2 days ago

Dynamic vs Static Thresholds?


I've been using LM for years and have never really understood Dynamic Thresholds and when to and when to not use them.  How do they work in conjunction with Static thresholds or should you only use one or the other.

Here's the specific issue I'm working on right now.

I have a server that spikes the CPU all the time during the day.  Here's the current graph for this device:

What we want LM to do is "learn" that from 5AM to 5PM (or whatever it is), that the CPU is normally high during this range and to not alert us.  But in between those those times, and on weekends, it's not normal for this to happen.

We have a Dynamic threshold setup, but because the CPU spikes from 0 to 100 very quickly, LM doesn't seem to like this.  If we change the Band numbers to 3 or 4, then it just blankets everything from 1-100 in the band and we'd never get any alerts on anything.

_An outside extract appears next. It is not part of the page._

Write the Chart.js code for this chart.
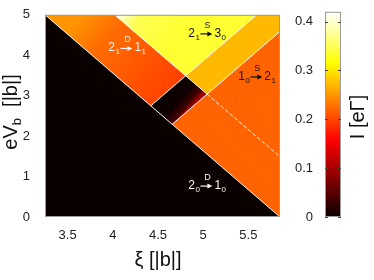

As you can see here, The band doesn't start to "grow" until after the CPU spikes for the first time, then it goes up and continues to go up after the CPU has come back down.  Then the next time it spikes, the band grows again.  As you can see by the Purple arror, the band was coming down, but then the CPU spiked again, but the band didn't grow in time so we got an alert.

Maybe this example is not a good place to try to use Dynamic thresholds.  Would we be better off to just set a Static threshold to alert with the normal numbers, but limit it from 17:00 - 5:00 so it only alerts overnight?